═══ Information shown ═══

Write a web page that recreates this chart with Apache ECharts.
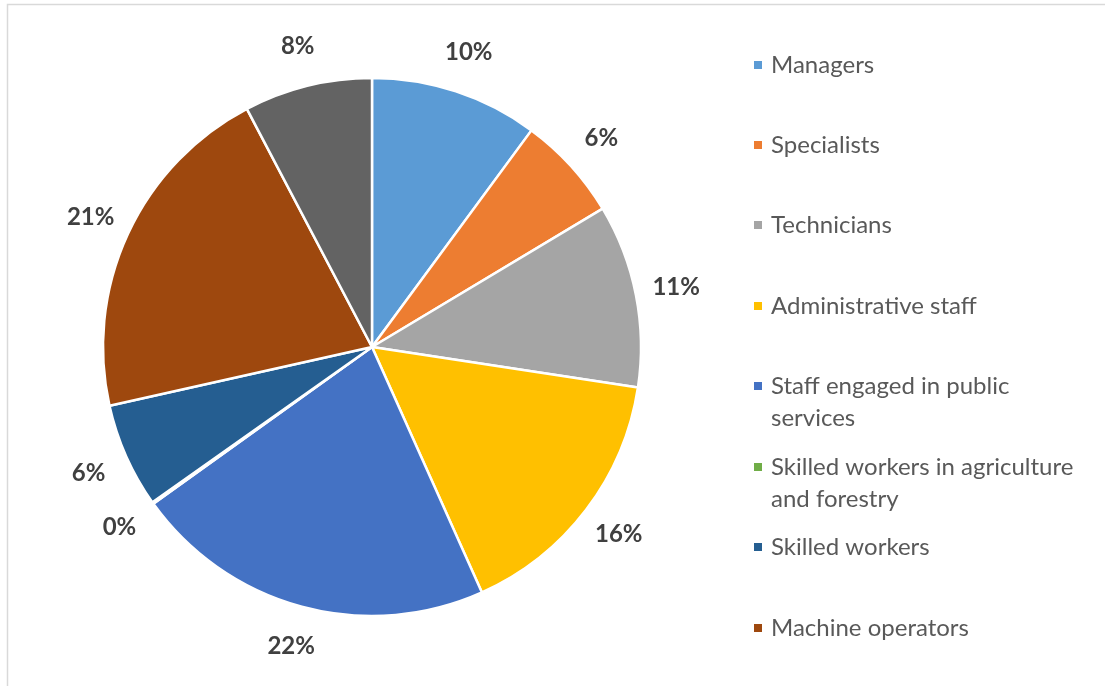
<!DOCTYPE html>
<html>
<head>
<meta charset="utf-8">
<script src="https://cdn.jsdelivr.net/npm/echarts@6/dist/echarts.min.js"></script>
<style>
  html, body { margin: 0; padding: 0; background: #ffffff; }
  #chart { width: 1105px; height: 686px; }
</style>
</head>
<body>
<div id="chart"></div>
<script>
// Occupational groups and their shares (%)
const categories = [
  'Managers',
  'Specialists',
  'Technicians',
  'Administrative staff',
  'Staff engaged in public services',
  'Skilled workers in agriculture and forestry',
  'Skilled workers',
  'Machine operators',
  'Elementary occupations'
];
const shares = [10.1, 6.3, 11.0, 15.9, 21.8, 0.1, 6.3, 20.8, 7.7];
const colors = ['#5B9BD5', '#ED7D31', '#A5A5A5', '#FFC000', '#4472C4',
                '#70AD47', '#255E91', '#9E480E', '#636363'];
// Wrapped legend text (first eight groups are listed)
const legendText = {
  'Staff engaged in public services': 'Staff engaged in public\nservices',
  'Skilled workers in agriculture and forestry': 'Skilled workers in agriculture\nand forestry'
};
const legendSlots = [65, 145, 225, 306, 386, 467, 547, 628];

const FONT = 'Lato, "Open Sans", sans-serif';
const LINE = 32;

const legends = legendSlots.map((y, i) => {
  const name = categories[i];
  const label = legendText[name] || name;
  const twoLines = label.indexOf('\n') >= 0;
  return {
    data: [name],
    orient: 'vertical',
    left: 752,
    // wrapped entries get a blank leading line so the marker sits on the first line
    top: twoLines ? y - 1.5 * LINE : y - LINE / 2,
    padding: 0,
    itemWidth: 10,
    itemHeight: 10,
    icon: 'rect',
    selectedMode: false,
    formatter: () => (twoLines ? ' \n' + label : label),
    textStyle: {
      fontFamily: FONT,
      fontSize: 24,
      color: '#595959',
      lineHeight: LINE,
      padding: [0, 0, 0, 3]
    }
  };
});

const pieData = categories.map((c, i) => ({ name: c, value: shares[i], itemStyle: { color: colors[i] } }));
const labelData = categories.map((c, i) => ({ name: c, value: shares[i] }));

const chart = echarts.init(document.getElementById('chart'), null, { renderer: 'canvas' });
chart.setOption({
  backgroundColor: '#ffffff',
  animation: false,
  graphic: [{
    type: 'rect',
    shape: { x: 7.5, y: 4.5, width: 1200, height: 800 },
    style: { fill: 'none', stroke: '#d9d9d9', lineWidth: 1.5 },
    silent: true
  }],
  legend: legends,
  series: [
    {
      type: 'pie',
      center: [372, 347],
      radius: [0, 269],
      startAngle: 90,
      clockwise: true,
      avoidLabelOverlap: false,
      itemStyle: { borderColor: '#ffffff', borderWidth: 2.5 },
      label: { show: false },
      labelLine: { show: false },
      emphasis: { disabled: true },
      data: pieData
    },
    {
      // transparent ring that carries the percentage labels just outside the pie
      type: 'pie',
      center: [372, 347],
      radius: [296, 318],
      startAngle: 90,
      clockwise: true,
      silent: true,
      avoidLabelOverlap: false,
      itemStyle: { color: 'rgba(0,0,0,0)', borderWidth: 0 },
      label: {
        show: true,
        position: 'inside',
        rotate: 0,
        fontFamily: FONT,
        fontWeight: 'bold',
        fontSize: 24,
        color: '#404040',
        formatter: p => Math.round(p.percent) + '%'
      },
      labelLine: { show: false },
      emphasis: { disabled: true },
      data: labelData
    }
  ]
});
</script>
</body>
</html>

═══

Your task -> Repeat the listing above up to and including the line with "const labelData = categories.map((c, i)", starting from its first line. Drop any pictures.

Full response ->
Write a web page that recreates this chart with Apache ECharts.
<!DOCTYPE html>
<html>
<head>
<meta charset="utf-8">
<script src="https://cdn.jsdelivr.net/npm/echarts@6/dist/echarts.min.js"></script>
<style>
  html, body { margin: 0; padding: 0; background: #ffffff; }
  #chart { width: 1105px; height: 686px; }
</style>
</head>
<body>
<div id="chart"></div>
<script>
// Occupational groups and their shares (%)
const categories = [
  'Managers',
  'Specialists',
  'Technicians',
  'Administrative staff',
  'Staff engaged in public services',
  'Skilled workers in agriculture and forestry',
  'Skilled workers',
  'Machine operators',
  'Elementary occupations'
];
const shares = [10.1, 6.3, 11.0, 15.9, 21.8, 0.1, 6.3, 20.8, 7.7];
const colors = ['#5B9BD5', '#ED7D31', '#A5A5A5', '#FFC000', '#4472C4',
                '#70AD47', '#255E91', '#9E480E', '#636363'];
// Wrapped legend text (first eight groups are listed)
const legendText = {
  'Staff engaged in public services': 'Staff engaged in public\nservices',
  'Skilled workers in agriculture and forestry': 'Skilled workers in agriculture\nand forestry'
};
const legendSlots = [65, 145, 225, 306, 386, 467, 547, 628];

const FONT = 'Lato, "Open Sans", sans-serif';
const LINE = 32;

const legends = legendSlots.map((y, i) => {
  const name = categories[i];
  const label = legendText[name] || name;
  const twoLines = label.indexOf('\n') >= 0;
  return {
    data: [name],
    orient: 'vertical',
    left: 752,
    // wrapped entries get a blank leading line so the marker sits on the first line
    top: twoLines ? y - 1.5 * LINE : y - LINE / 2,
    padding: 0,
    itemWidth: 10,
    itemHeight: 10,
    icon: 'rect',
    selectedMode: false,
    formatter: () => (twoLines ? ' \n' + label : label),
    textStyle: {
      fontFamily: FONT,
      fontSize: 24,
      color: '#595959',
      lineHeight: LINE,
      padding: [0, 0, 0, 3]
    }
  };
});

const pieData = categories.map((c, i) => ({ name: c, value: shares[i], itemStyle: { color: colors[i] } }));
const labelData = categories.map((c, i) => ({ name: c, value: shares[i] }));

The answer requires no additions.